スマートロボティクス研究開発センターの取り組み(ロボット・メカトロニクス学科/スマートロボティクス研究開発センター/教授 兵頭 和人)
健康な状態を保つための活動を楽しく継続するためのロボット・システムの開発に取り組んでいます。
情報システム学科/スマートロボティクス研究開発センター 兵頭 和人教授
スマートロボティクス研究開発センターでは、ロボットに関連した研究成果を融合し「自ら学習し行動する能力」や「情報を蓄積・活用する能力」を持ち「ネットワーク」につながるスマートロボットの開発に取り組んでいます。
また、将来の産業を担う人材の育成する環境を構築し、産学連携による実製品の開発を通じた高度技術者の養成プログラムの開発を行い、「基礎知識や専門知識を実際に用いて社会・産業の現実問題に応える研究開発や設計を行うことが出来る技術者」を育成する場を提供し、研究で得られた成果を社会に還元する活動に取り組んでいます。
今回は、見守りロボットについてご紹介します。
高齢者の健康増進および介護予防において継続的に健康状態を把握し、適度な運動を行うことは有効と言われています。しかし,自発的に健康状態を把握し運動を継続することは中々できません。また、核家族化の影響により育児に関する知識が不足していて、育児への不安が増加しています。

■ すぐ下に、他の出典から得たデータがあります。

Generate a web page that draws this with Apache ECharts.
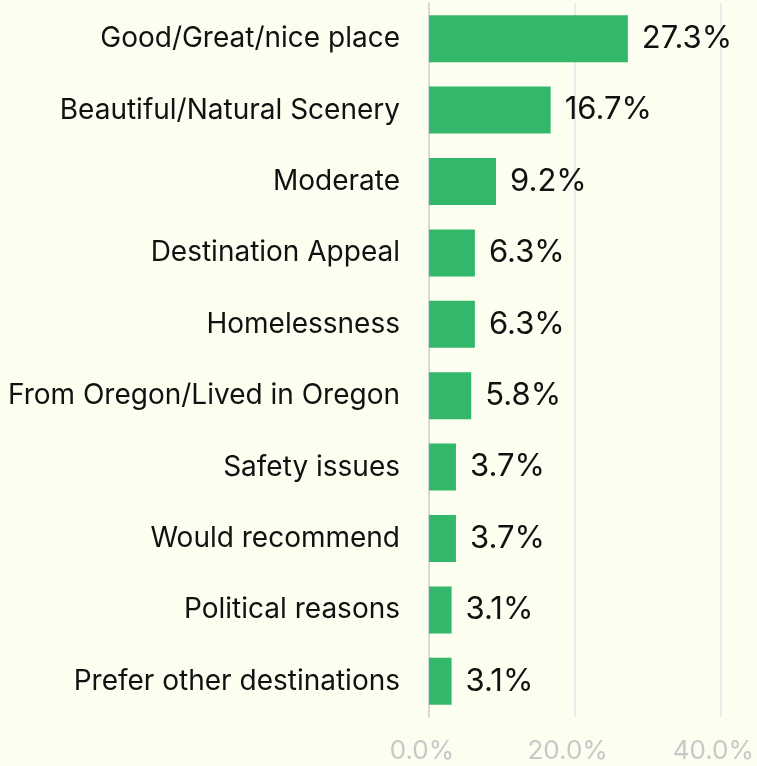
<!DOCTYPE html>
<html>
<head>
<meta charset="utf-8">
<script src="https://cdn.jsdelivr.net/npm/echarts@6/dist/echarts.min.js"></script>
<style>
  html, body { margin: 0; padding: 0; background: #fcfeef; }
  #chart { width: 757px; height: 766px; }
</style>
</head>
<body>
<div id="chart"></div>
<script>
// Survey responses, top to bottom
const categories = [
  'Good/Great/nice place',
  'Beautiful/Natural Scenery',
  'Moderate',
  'Destination Appeal',
  'Homelessness',
  'From Oregon/Lived in Oregon',
  'Safety issues',
  'Would recommend',
  'Political reasons',
  'Prefer other destinations'
];
const shares = [27.3, 16.7, 9.2, 6.3, 6.3, 5.8, 3.7, 3.7, 3.1, 3.1];
const xTicks = [0, 20, 40];

const FONT = 'Inter';
const chart = echarts.init(document.getElementById('chart'));
chart.setOption({
  backgroundColor: '#fcfeef',
  animation: false,
  grid: { left: 429, right: 33, top: 3, bottom: 49, containLabel: false },
  xAxis: {
    type: 'value',
    min: xTicks[0],
    max: xTicks[xTicks.length - 1],
    interval: xTicks[1] - xTicks[0],
    axisLine: { show: false },
    axisTick: { show: false },
    splitLine: { show: true, lineStyle: { color: '#ebebeb', width: 2 } },
    axisLabel: {
      color: '#c8c8c8',
      fontFamily: FONT,
      fontSize: 26,
      margin: 21,
      padding: [0, 14, 0, 0],
      formatter: v => v.toFixed(1) + '%'
    }
  },
  yAxis: {
    type: 'category',
    data: categories,
    inverse: true,
    axisLine: { show: true, lineStyle: { color: '#d9d9d9', width: 2 } },
    axisTick: { show: false },
    axisLabel: {
      color: '#111',
      fontFamily: FONT,
      fontSize: 28,
      margin: 29
    }
  },
  series: [{
    type: 'bar',
    data: shares,
    barWidth: 47,
    itemStyle: { color: '#33b76a' },
    label: {
      show: true,
      position: 'right',
      distance: 14,
      color: '#111',
      fontFamily: FONT,
      fontSize: 31,
      formatter: p => p.value.toFixed(1) + '%'
    }
  }]
});
</script>
</body>
</html>
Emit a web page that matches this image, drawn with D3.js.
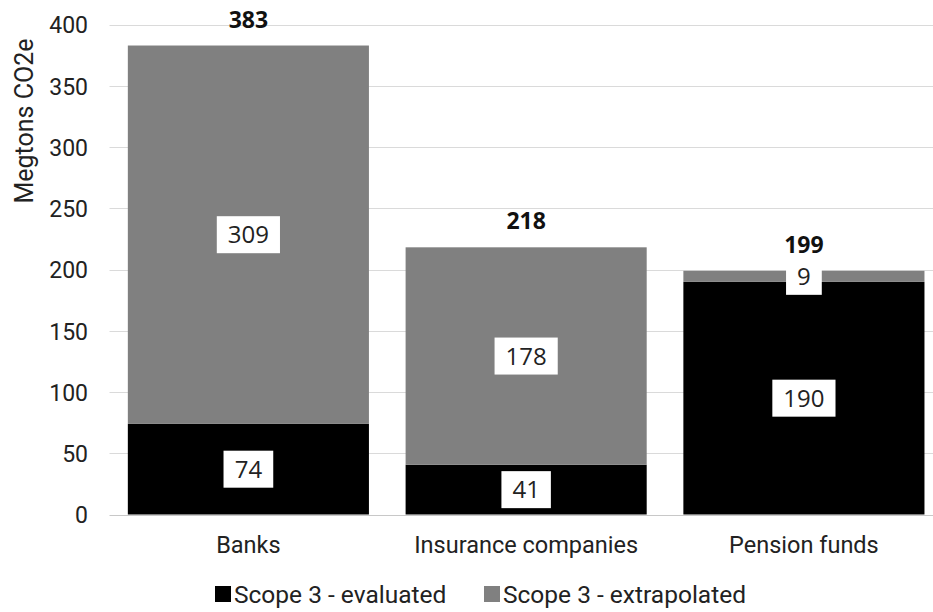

このような問題を解決するために、スマートロボティクス研究開発センターでは、日常生活の中で手軽に高齢者や乳幼児の健康状態の計測し、健康状態を維持するために「会話やふれあいを通じて健康状態を把握する機能」、「日常生活におけるリスクを把握する機能」、「運動やコミュニケーションを促す機能」を持つ見守りロボットの開発に取り組んでいます。
図1が開発したロボットの外観です。高血圧は脳血管疾患、心疾患、認知症のリスクが高まるので、継続的に測定することが望まれますが、一般的にはカフを巻いて測定するので一日に何度も測定するのは面倒に感じる人が多いと思います。このロボットは両手にセンサが取り付けられていて握手をしたときに、利用者の脈波や心電位を測定しています。
図1
心臓から血液が送り出されてから指先の血管が脈を打つまでの時間は、血圧が高いほど短くなる傾向がありますので、見守りロボットでは心電位と脈波の時間的なズレから血圧を推測しています。カフを巻いて測定するという面倒な手間から解放してくれます。
また、頭部には利用者の動きを検出するセンサが取り付けられています。このセンサはゲーム機でも利用されている深度センサと呼ばれるセンサで距離を測定しています。センサで計測した距離データを解析することで図2に示すような骨格情報を作成できます。
骨格情報から利用者の体の動きを検出していて、長い間座っている時に話しかけたり運動に誘ったりします。さらに一緒に体操をしている時にアドバイスをしてくれたりもします。そのため、一人だと継続するのが難しい体操や運動を続けるお手伝いをしてくれます。
さらに、合唱やハミングをする機能も持っていますので、歌を歌ってストレスを解消するするお手伝いもするロボットとなっています。
今後は乳幼児向けの外装やお子さんの成長に合わせた機能を選択できるシステムの開発を行う予定です。